--- START DATASET CONTENT ---

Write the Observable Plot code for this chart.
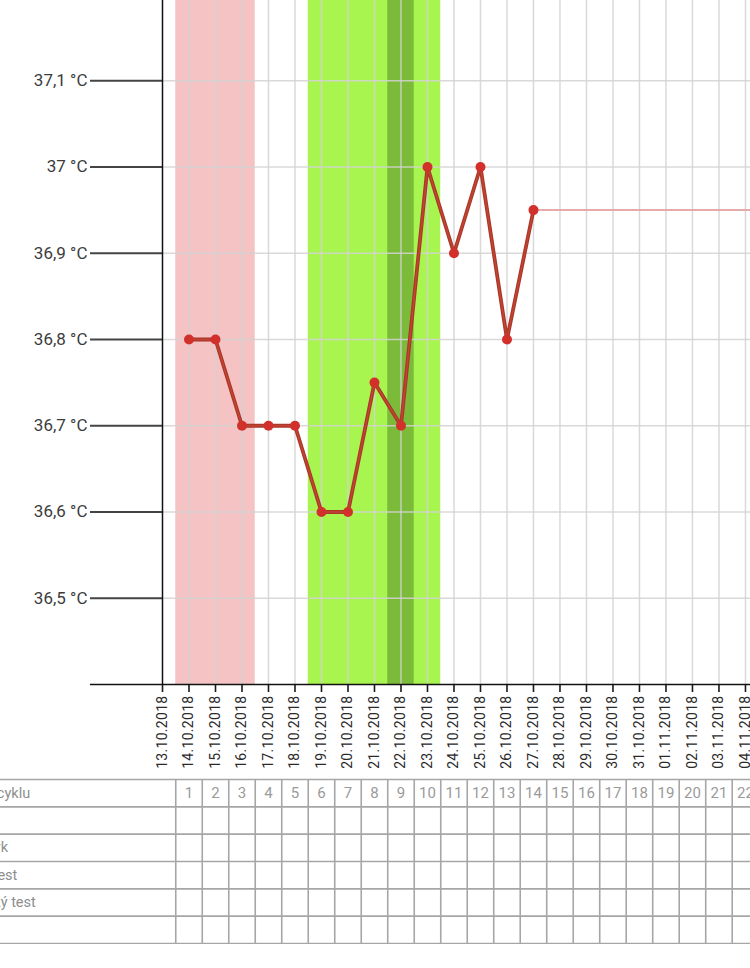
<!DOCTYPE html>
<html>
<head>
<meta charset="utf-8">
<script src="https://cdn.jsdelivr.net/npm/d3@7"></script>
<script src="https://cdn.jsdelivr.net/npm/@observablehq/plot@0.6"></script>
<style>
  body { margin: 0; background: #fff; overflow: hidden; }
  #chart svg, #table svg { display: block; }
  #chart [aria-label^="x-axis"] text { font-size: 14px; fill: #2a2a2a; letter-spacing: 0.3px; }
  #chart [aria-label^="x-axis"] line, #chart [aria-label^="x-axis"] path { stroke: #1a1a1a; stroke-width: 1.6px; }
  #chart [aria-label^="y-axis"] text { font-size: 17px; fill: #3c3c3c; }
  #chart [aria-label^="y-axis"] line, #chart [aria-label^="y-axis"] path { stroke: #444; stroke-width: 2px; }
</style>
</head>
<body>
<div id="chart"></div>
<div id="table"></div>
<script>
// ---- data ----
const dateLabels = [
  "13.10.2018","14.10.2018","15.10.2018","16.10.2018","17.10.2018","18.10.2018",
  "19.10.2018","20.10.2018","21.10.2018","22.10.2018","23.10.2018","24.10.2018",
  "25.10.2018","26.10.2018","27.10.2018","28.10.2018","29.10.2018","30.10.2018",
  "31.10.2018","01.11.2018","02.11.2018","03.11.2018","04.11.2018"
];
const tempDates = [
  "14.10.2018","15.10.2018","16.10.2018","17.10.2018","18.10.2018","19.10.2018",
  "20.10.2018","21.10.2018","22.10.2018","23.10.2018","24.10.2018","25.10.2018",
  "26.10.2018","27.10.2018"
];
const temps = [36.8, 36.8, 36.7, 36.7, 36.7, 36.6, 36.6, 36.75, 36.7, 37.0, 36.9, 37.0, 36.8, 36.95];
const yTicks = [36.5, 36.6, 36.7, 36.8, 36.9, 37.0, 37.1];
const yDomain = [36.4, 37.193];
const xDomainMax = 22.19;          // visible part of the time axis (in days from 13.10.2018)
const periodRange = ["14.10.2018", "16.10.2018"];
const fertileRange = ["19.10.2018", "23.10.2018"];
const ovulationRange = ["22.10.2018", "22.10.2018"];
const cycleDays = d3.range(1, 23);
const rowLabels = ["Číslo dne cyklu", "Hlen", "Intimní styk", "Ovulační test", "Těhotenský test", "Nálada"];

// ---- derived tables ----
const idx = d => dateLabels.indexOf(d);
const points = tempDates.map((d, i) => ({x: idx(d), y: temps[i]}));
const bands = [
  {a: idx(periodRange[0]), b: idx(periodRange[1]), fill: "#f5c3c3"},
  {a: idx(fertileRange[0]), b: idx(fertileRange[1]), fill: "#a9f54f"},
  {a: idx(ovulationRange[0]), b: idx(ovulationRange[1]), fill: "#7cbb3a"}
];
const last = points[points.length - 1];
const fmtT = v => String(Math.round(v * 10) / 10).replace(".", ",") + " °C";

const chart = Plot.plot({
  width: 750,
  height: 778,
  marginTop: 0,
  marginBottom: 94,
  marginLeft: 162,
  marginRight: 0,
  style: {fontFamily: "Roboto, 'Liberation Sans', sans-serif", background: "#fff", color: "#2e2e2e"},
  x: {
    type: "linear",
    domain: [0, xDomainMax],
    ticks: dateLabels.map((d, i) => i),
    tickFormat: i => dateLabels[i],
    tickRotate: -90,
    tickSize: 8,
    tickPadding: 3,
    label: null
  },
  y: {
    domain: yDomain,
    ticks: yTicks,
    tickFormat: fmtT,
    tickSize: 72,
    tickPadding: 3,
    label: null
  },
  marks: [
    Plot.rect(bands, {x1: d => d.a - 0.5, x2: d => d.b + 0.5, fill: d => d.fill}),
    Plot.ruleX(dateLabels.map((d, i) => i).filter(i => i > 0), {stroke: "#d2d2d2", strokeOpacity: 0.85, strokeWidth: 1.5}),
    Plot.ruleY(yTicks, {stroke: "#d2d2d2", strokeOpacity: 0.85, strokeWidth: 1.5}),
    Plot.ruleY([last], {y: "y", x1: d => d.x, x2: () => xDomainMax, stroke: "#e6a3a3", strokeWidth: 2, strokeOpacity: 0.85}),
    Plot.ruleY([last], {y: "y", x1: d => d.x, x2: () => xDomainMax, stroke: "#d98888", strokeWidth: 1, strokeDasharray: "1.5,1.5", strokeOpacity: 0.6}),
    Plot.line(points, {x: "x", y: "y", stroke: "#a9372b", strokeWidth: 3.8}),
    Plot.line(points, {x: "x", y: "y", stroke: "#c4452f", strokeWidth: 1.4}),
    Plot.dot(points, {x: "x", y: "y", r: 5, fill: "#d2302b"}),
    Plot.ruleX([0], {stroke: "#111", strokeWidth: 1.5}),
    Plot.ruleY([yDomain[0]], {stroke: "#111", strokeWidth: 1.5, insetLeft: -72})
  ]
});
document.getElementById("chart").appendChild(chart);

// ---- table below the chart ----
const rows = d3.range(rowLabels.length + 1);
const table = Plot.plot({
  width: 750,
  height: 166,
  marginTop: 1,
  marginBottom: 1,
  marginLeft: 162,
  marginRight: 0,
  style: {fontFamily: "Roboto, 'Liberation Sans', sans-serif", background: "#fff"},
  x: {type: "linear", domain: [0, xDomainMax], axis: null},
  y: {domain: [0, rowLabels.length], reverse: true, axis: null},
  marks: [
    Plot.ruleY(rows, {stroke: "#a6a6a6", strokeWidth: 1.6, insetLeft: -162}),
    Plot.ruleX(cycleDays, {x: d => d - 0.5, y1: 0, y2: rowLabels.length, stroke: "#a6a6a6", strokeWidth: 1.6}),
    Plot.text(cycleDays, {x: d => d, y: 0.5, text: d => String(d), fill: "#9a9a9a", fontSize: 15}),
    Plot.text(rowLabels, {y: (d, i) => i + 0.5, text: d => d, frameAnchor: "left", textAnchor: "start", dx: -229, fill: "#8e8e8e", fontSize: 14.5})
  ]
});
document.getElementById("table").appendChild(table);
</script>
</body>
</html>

--- END DATASET CONTENT ---

_WHAT YOU HAVE TO DO_
Every line of the data should be copied as it stands, without the images.

_CORRECT RESPONSE_
Write the Observable Plot code for this chart.
<!DOCTYPE html>
<html>
<head>
<meta charset="utf-8">
<script src="https://cdn.jsdelivr.net/npm/d3@7"></script>
<script src="https://cdn.jsdelivr.net/npm/@observablehq/plot@0.6"></script>
<style>
  body { margin: 0; background: #fff; overflow: hidden; }
  #chart svg, #table svg { display: block; }
  #chart [aria-label^="x-axis"] text { font-size: 14px; fill: #2a2a2a; letter-spacing: 0.3px; }
  #chart [aria-label^="x-axis"] line, #chart [aria-label^="x-axis"] path { stroke: #1a1a1a; stroke-width: 1.6px; }
  #chart [aria-label^="y-axis"] text { font-size: 17px; fill: #3c3c3c; }
  #chart [aria-label^="y-axis"] line, #chart [aria-label^="y-axis"] path { stroke: #444; stroke-width: 2px; }
</style>
</head>
<body>
<div id="chart"></div>
<div id="table"></div>
<script>
// ---- data ----
const dateLabels = [
  "13.10.2018","14.10.2018","15.10.2018","16.10.2018","17.10.2018","18.10.2018",
  "19.10.2018","20.10.2018","21.10.2018","22.10.2018","23.10.2018","24.10.2018",
  "25.10.2018","26.10.2018","27.10.2018","28.10.2018","29.10.2018","30.10.2018",
  "31.10.2018","01.11.2018","02.11.2018","03.11.2018","04.11.2018"
];
const tempDates = [
  "14.10.2018","15.10.2018","16.10.2018","17.10.2018","18.10.2018","19.10.2018",
  "20.10.2018","21.10.2018","22.10.2018","23.10.2018","24.10.2018","25.10.2018",
  "26.10.2018","27.10.2018"
];
const temps = [36.8, 36.8, 36.7, 36.7, 36.7, 36.6, 36.6, 36.75, 36.7, 37.0, 36.9, 37.0, 36.8, 36.95];
const yTicks = [36.5, 36.6, 36.7, 36.8, 36.9, 37.0, 37.1];
const yDomain = [36.4, 37.193];
const xDomainMax = 22.19;          // visible part of the time axis (in days from 13.10.2018)
const periodRange = ["14.10.2018", "16.10.2018"];
const fertileRange = ["19.10.2018", "23.10.2018"];
const ovulationRange = ["22.10.2018", "22.10.2018"];
const cycleDays = d3.range(1, 23);
const rowLabels = ["Číslo dne cyklu", "Hlen", "Intimní styk", "Ovulační test", "Těhotenský test", "Nálada"];

// ---- derived tables ----
const idx = d => dateLabels.indexOf(d);
const points = tempDates.map((d, i) => ({x: idx(d), y: temps[i]}));
const bands = [
  {a: idx(periodRange[0]), b: idx(periodRange[1]), fill: "#f5c3c3"},
  {a: idx(fertileRange[0]), b: idx(fertileRange[1]), fill: "#a9f54f"},
  {a: idx(ovulationRange[0]), b: idx(ovulationRange[1]), fill: "#7cbb3a"}
];
const last = points[points.length - 1];
const fmtT = v => String(Math.round(v * 10) / 10).replace(".", ",") + " °C";

const chart = Plot.plot({
  width: 750,
  height: 778,
  marginTop: 0,
  marginBottom: 94,
  marginLeft: 162,
  marginRight: 0,
  style: {fontFamily: "Roboto, 'Liberation Sans', sans-serif", background: "#fff", color: "#2e2e2e"},
  x: {
    type: "linear",
    domain: [0, xDomainMax],
    ticks: dateLabels.map((d, i) => i),
    tickFormat: i => dateLabels[i],
    tickRotate: -90,
    tickSize: 8,
    tickPadding: 3,
    label: null
  },
  y: {
    domain: yDomain,
    ticks: yTicks,
    tickFormat: fmtT,
    tickSize: 72,
    tickPadding: 3,
    label: null
  },
  marks: [
    Plot.rect(bands, {x1: d => d.a - 0.5, x2: d => d.b + 0.5, fill: d => d.fill}),
    Plot.ruleX(dateLabels.map((d, i) => i).filter(i => i > 0), {stroke: "#d2d2d2", strokeOpacity: 0.85, strokeWidth: 1.5}),
    Plot.ruleY(yTicks, {stroke: "#d2d2d2", strokeOpacity: 0.85, strokeWidth: 1.5}),
    Plot.ruleY([last], {y: "y", x1: d => d.x, x2: () => xDomainMax, stroke: "#e6a3a3", strokeWidth: 2, strokeOpacity: 0.85}),
    Plot.ruleY([last], {y: "y", x1: d => d.x, x2: () => xDomainMax, stroke: "#d98888", strokeWidth: 1, strokeDasharray: "1.5,1.5", strokeOpacity: 0.6}),
    Plot.line(points, {x: "x", y: "y", stroke: "#a9372b", strokeWidth: 3.8}),
    Plot.line(points, {x: "x", y: "y", stroke: "#c4452f", strokeWidth: 1.4}),
    Plot.dot(points, {x: "x", y: "y", r: 5, fill: "#d2302b"}),
    Plot.ruleX([0], {stroke: "#111", strokeWidth: 1.5}),
    Plot.ruleY([yDomain[0]], {stroke: "#111", strokeWidth: 1.5, insetLeft: -72})
  ]
});
document.getElementById("chart").appendChild(chart);

// ---- table below the chart ----
const rows = d3.range(rowLabels.length + 1);
const table = Plot.plot({
  width: 750,
  height: 166,
  marginTop: 1,
  marginBottom: 1,
  marginLeft: 162,
  marginRight: 0,
  style: {fontFamily: "Roboto, 'Liberation Sans', sans-serif", background: "#fff"},
  x: {type: "linear", domain: [0, xDomainMax], axis: null},
  y: {domain: [0, rowLabels.length], reverse: true, axis: null},
  marks: [
    Plot.ruleY(rows, {stroke: "#a6a6a6", strokeWidth: 1.6, insetLeft: -162}),
    Plot.ruleX(cycleDays, {x: d => d - 0.5, y1: 0, y2: rowLabels.length, stroke: "#a6a6a6", strokeWidth: 1.6}),
    Plot.text(cycleDays, {x: d => d, y: 0.5, text: d => String(d), fill: "#9a9a9a", fontSize: 15}),
    Plot.text(rowLabels, {y: (d, i) => i + 0.5, text: d => d, frameAnchor: "left", textAnchor: "start", dx: -229, fill: "#8e8e8e", fontSize: 14.5})
  ]
});
document.getElementById("table").appendChild(table);
</script>
</body>
</html>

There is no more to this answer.